A half-century later, much has changed. And while colleges and universities have long played a crucial role in shaping public discourse, never before have administrators faced such pressure to comment on the most pressing issues, regardless of their relevance to the institution over which they preside.
In recent years, college administrators have faced pressure from all sides to weigh in on issues ranging from climate change to gun policy to foreign affairs. These administrators have been made to navigate a political minefield, with any misstep carrying a risk of backlash from students, faculty, alumni, donors, and the wider public.
This reality has been laid bare by the recent backlash against the presidents of Harvard and the University of Pennsylvania, both of whom resigned from their positions following a disastrous Congressional testimony last December that prompted accusations of complicity in rising antisemitism on their campuses amid the Israel-Hamas War. Even before that Congressional hearing, both presidents had experienced intense public scrutiny over student activities at their institutions related to the War, and major donors – notably, billionaire hedge fund manager Bill Ackman at Harvard and former U.S. Ambassador Jon Huntsman at the University of Pennsylvania – froze their contributions.
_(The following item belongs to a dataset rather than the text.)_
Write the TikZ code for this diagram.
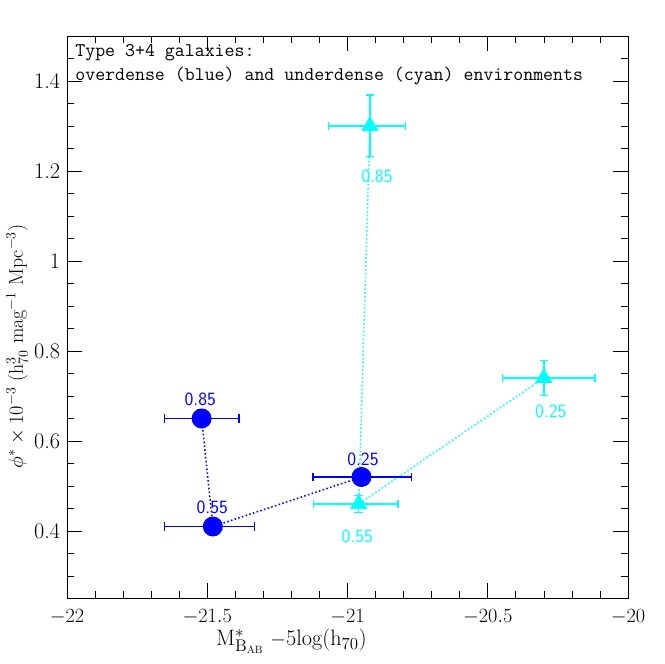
\documentclass[tikz,border=0pt]{standalone}
\usetikzlibrary{arrows.meta,shapes.geometric,backgrounds}
\definecolor{cy}{RGB}{0,255,255}
\definecolor{bl}{RGB}{0,0,255}
\begin{document}
\begin{tikzpicture}
\useasboundingbox (0,0) rectangle (19.92,19.92);
\tikzset{
 ticklab/.style={font=\fontsize{19}{22}\selectfont},
 dlab/.style={font=\fontsize{16}{19}\selectfont\sffamily},
 circ/.style={circle,fill=bl,inner sep=0pt,minimum size=0.6cm},
 tri/.style={regular polygon,regular polygon sides=3,fill=cy,inner sep=0pt,minimum size=0.6cm},
 ebar/.style={line width=1.2pt,{Bar[width=0.26cm]}-{Bar[width=0.26cm]}},
 conn/.style={line width=1.3pt,dotted}
}
\begin{scope}[shift={(2.01,-1.41)},x=8.415cm,y=13.5cm]
 \draw[line width=0.6pt] (0,0.25) rectangle (2,1.5);
 \foreach \i in {1,...,19} {
  \draw[line width=0.6pt] (\i/10,0.25) -- ++(0,0.21cm);
  \draw[line width=0.6pt] (\i/10,1.5) -- ++(0,-0.21cm);}
 \foreach \i in {0.5,1,1.5} {
  \draw[line width=0.6pt] (\i,0.25) -- ++(0,0.45cm);
  \draw[line width=0.6pt] (\i,1.5) -- ++(0,-0.45cm);}
 \foreach \j in {0.3,0.35,...,1.46} {
  \draw[line width=0.6pt] (0,\j) -- ++(0.21cm,0);
  \draw[line width=0.6pt] (2,\j) -- ++(-0.21cm,0);}
 \foreach \j in {0.4,0.6,0.8,1.0,1.2,1.4} {
  \draw[line width=0.6pt] (0,\j) -- ++(0.45cm,0);
  \draw[line width=0.6pt] (2,\j) -- ++(-0.45cm,0);}
 \node[ticklab,below] (xl1) at (0,0.235) {$-22$};
 \node[ticklab,below] (xl2) at (0.5,0.235) {$-21.5$};
 \node[ticklab,below] (xl3) at (1,0.235) {$-21$};
 \node[ticklab,below] (xl4) at (1.5,0.235) {$-20.5$};
 \node[ticklab,below] (xl5) at (2,0.235) {$-20$};
 \node[ticklab,left] (yl1) at (-0.01,0.4) {0.4};
 \node[ticklab,left] (yl2) at (-0.01,0.6) {0.6};
 \node[ticklab,left] (yl3) at (-0.01,0.8) {0.8};
 \node[ticklab,left] (yl4) at (-0.01,1.0) {1};
 \node[ticklab,left] (yl5) at (-0.01,1.2) {1.2};
 \node[ticklab,left] (yl6) at (-0.01,1.4) {1.4};
 \node[ticklab] (xt) at (0.8,0.155) {M$^*_{\mathrm{B}_{\scriptscriptstyle\mathrm{AB}}}$ $-$5log(h$_{70}$)};
 \node[font=\fontsize{17}{20}\selectfont,rotate=90] (yt) at (-0.178,0.81) {$\phi^*\times10^{-3}$ (h$^3_{70}$ mag$^{-1}$ Mpc$^{-3}$)};
 \node[font=\fontsize{16.5}{20}\selectfont\ttfamily,align=left,anchor=north west] (leg) at (0.015,1.49) {Type 3+4 galaxies:\\overdense (blue) and underdense (cyan) environments};
 \coordinate (b1) at (0.48,0.65);
 \coordinate (b2) at (0.52,0.41);
 \coordinate (b3) at (1.05,0.52);
 \coordinate (c1) at (1.08,1.30);
 \coordinate (c2) at (1.04,0.46);
 \coordinate (c3) at (1.70,0.74);
 \draw[conn,bl] (b1) -- (b2) -- (b3);
 \draw[conn,cy] (c1) -- (c2) -- (c3);
 \draw[ebar,bl] (0.345,0.65) -- (0.615,0.65);
 \draw[ebar,bl] (0.48,0.63) -- (0.48,0.67);
 \draw[ebar,bl] (0.345,0.41) -- (0.67,0.41);
 \draw[ebar,bl] (0.52,0.40) -- (0.52,0.42);
 \draw[ebar,bl] (0.875,0.52) -- (1.23,0.52);
 \draw[ebar,bl] (1.05,0.50) -- (1.05,0.54);
 \draw[ebar,cy] (0.93,1.30) -- (1.21,1.30);
 \draw[ebar,cy] (1.08,1.23) -- (1.08,1.37);
 \draw[ebar,cy] (0.877,0.46) -- (1.183,0.46);
 \draw[ebar,cy] (1.04,0.44) -- (1.04,0.48);
 \draw[ebar,cy] (1.55,0.74) -- (1.885,0.74);
 \draw[ebar,cy] (1.70,0.70) -- (1.70,0.78);
 \node[circ] (B1) at (b1) {};
 \node[circ] (B2) at (b2) {};
 \node[circ] (B3) at (b3) {};
 \node[tri] (C1) at (c1) {};
 \node[tri] (C2) at (c2) {};
 \node[tri] (C3) at (c3) {};
 \node[dlab,bl] (lb1) at (0.475,0.692) {0.85};
 \node[dlab,bl] (lb2) at (0.518,0.452) {0.55};
 \node[dlab,bl] (lb3) at (1.055,0.56) {0.25};
 \node[dlab,cy] (lc1) at (1.105,1.188) {0.85};
 \node[dlab,cy] (lc2) at (1.035,0.387) {0.55};
 \node[dlab,cy] (lc3) at (1.725,0.665) {0.25};
\end{scope}
\end{tikzpicture}
\end{document}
During his tenure, former Holy Cross president Philip L. Boroughs, S.J., issued statements on contentious issues emanating from far beyond the Hill: the state of human rights in Nicaragua, Black Lives Matter, President Trump’s efforts to overturn a policy protecting the children of undocumented migrants. Following Trump’s election victory in 2016, Boroughs joined over a hundred other higher education presidents in signing an open letter calling on the president-elect to “condemn and work to prevent the harassment, hate, and acts of violence that are being perpetrated across our nation, sometimes in your name which is now synonymous with our nation’s highest office.”
But President Vincent D. Rougeau is forging a new path. Earlier this month, Rougeau announced Holy Cross leadership would no longer weigh in on political issues not directly relevant to the College, a policy of institutional neutrality aimed toward enabling open discourse on even the most controversial issues.
“Holy Cross is an academic institution, defined by our commitment to intellectual freedom and academic inquiry, and called to engage in critical examination, scholarship and dialogue across differences. In this time of prolific public statements, there is an expectation that colleges and universities—rather than the critical thinkers within those institutions—should participate regularly in broader public discourse,” he expressed in a February 6 message. “Statements on politics and current events may unintentionally deter campus members from fully expressing their views or engaging in scholarship.”
He added, “I am the president of the nation’s only exclusively undergraduate Jesuit, Catholic liberal arts college. My email inbox, however, tells another story replete with frequent correspondence from individuals who, depending on the issue at hand, make requests of both my voice and my silence on matters that have little to do with leading the College of the Holy Cross.”
Going forward, Rougeau wrote, administrators would only issue statements on those issues that “directly and significantly” impact the College’s operations or the fulfillment of its Jesuit mission.
Other institutions, including Harvard, are considering adopting a similar policy of neutrality. The Crimson reported last week of growing frustration among Harvard faculty over the state of discourse in higher education. “Critics count the number of hours between a tragic event and a statement and use that as a metric to decide how much and whether the administration cares; they then police every word once a statement is issued,” History professor Alison Frank Johnson is quoted as stating. “This has to stop.”
The University of North Carolina, Vanderbilt University, and the University of Wyoming already maintain institutional neutrality, according to the Foundation for Individual Rights and Expression.